Laws §34-36.1), a modified Uniform Condominium Act that is comprehensive on liens, insurance, resale disclosure, and governance — but is silent on reserve funding. The state has no mandated reserve study and no required funding level, so reserve adequacy is a judgment call rather than a compliance check. Two risks dominate a Rhode Island document review. First is coastal insurance: an almost entirely shoreline state exposed to hurricanes, storm surge, and rising seas, where premiums in Newport and Washington counties have climbed 25–40% in five years and many associations have landed on the Rhode Island FAIR Plan (RIJRA). Second is the state's true super-priority lien — a six-month association lien that, under Twenty Eleven, LLC v. Botelho (R.I. 2015), can be foreclosed by non-judicial power of sale and extinguish a first mortgage entirely. The offsetting bright spot for condo buyers is a strong resale certificate with a statutory cancellation window. Note that non-condominium HOAs and planned communities fall outside §34-36.1 and have none of these protections.
Coastal insurance stress and the Rhode Island FAIR Plan
Rhode Island's coastal master-policy market is hardening sharply. Premiums in Newport County and across Aquidneck Island have risen roughly 25–40% over five years, carriers have exited or entered receivership, and Newport and Washington counties rank among the top US regions for non-renewals. The Rhode Island Joint Reinsurance Association (RIJRA) — the state's FAIR Plan — has absorbed thousands of displaced policies at premiums often 40–50% above the private market. A FAIR Plan placement usually means the standard market would not write the building. Read the carrier, the wind and storm-surge deductibles, any non-renewal history, and whether flood is carried separately, because the master policy here is both a risk document and a financing document.
True super-priority lien and non-judicial foreclosure
Rhode Island is one of a minority of true super-priority states. Under R.I. Gen. Laws §34-36.1-3.16, the association's lien for up to six months of common-expense assessments — plus attorney's fees up to $2,500 and foreclosure costs up to $5,000 — is prior to a recorded first mortgage. Under §34-36.1-3.21, that lien can be foreclosed by non-judicial power of sale, and in Twenty Eleven, LLC v. Botelho (R.I. 2015) the Rhode Island Supreme Court held the foreclosure can extinguish a first mortgage entirely. High association-wide delinquency or an active lien is far more consequential here than in judicial-only states. Special assessments, fines, and interest fall outside the priority amount but still create collection risk.

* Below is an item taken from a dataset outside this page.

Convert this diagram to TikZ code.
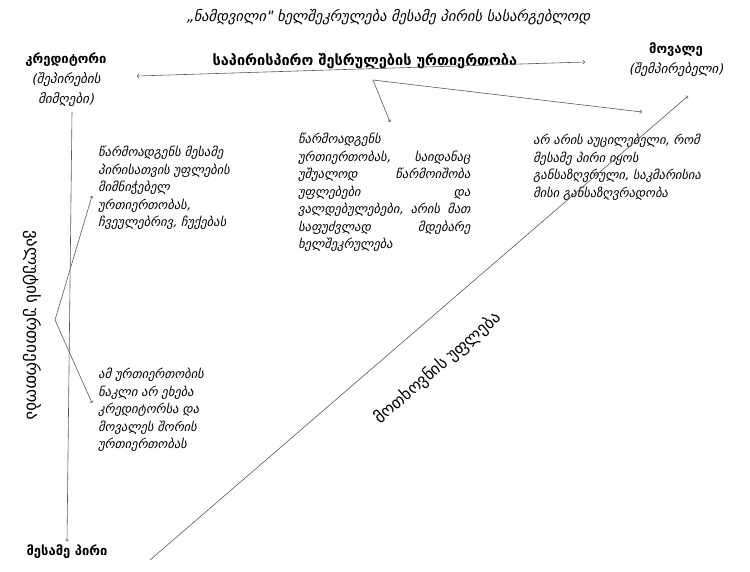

No reserve-study or funding mandate in a high-wear state
Rhode Island has no statute requiring a reserve study, an update schedule, or a minimum reserve balance. Section 34-36.1-3.02 lets the board fund reserves through the budget, and §34-36.1-3.15 requires an annual budget, but neither sets a target. A thin reserve is therefore legal — yet against aging Providence stock and salt-air coastal envelopes, seawalls, and decks that no law forces an association to fund, a weak reserve is a strong signal of future special assessments. The resale certificate (§34-36.1-4.09) must disclose reserve and capital-fund amounts, which gives buyers a data point even without a formal study.
Master-deductible pass-through to unit owners (2022 and 2025 amendments)
Two recent amendments to §34-36.1-3.13 shift coastal-storm cost onto owners. Since 2022, repair or replacement cost above insurance proceeds, after the master-policy deductible, is a common expense unless the declaration provides otherwise, and where the association insures individual units, owners must carry coverage up to the master deductible. Since 2025 (S0507 / Ch. 178), the association must give at least 30 days' written notice before increasing the master deductible. As wind and named-storm deductibles climb, more of each loss lands on owners — confirm your HO-6 loss-assessment limit covers the gap, and watch whether a high deductible could threaten conventional financing.
Two-act split, no HOA statute, and coastal building risk
Condominiums created before July 1, 1982 fall under the older Condominium Ownership Act (Ch. 34-36) unless they opted into 34-36.1, which matters for older Providence and Newport stock that may carry weaker statutory protections. Non-condominium HOAs and planned communities have no governing statute at all — only their CC&Rs and the Nonprofit Corporation Act (Ch. 7-6) — and none of the resale, lien, or disclosure protections of the Condominium Act. Layered on top is a coastal building-risk profile with no milestone-inspection backstop: salt-air corrosion, seawalls, historic envelopes in flood zones, and sea-level rise (about 11.6 inches at Newport since record-keeping began) are reserve and structural concerns no statute forces an association to inspect.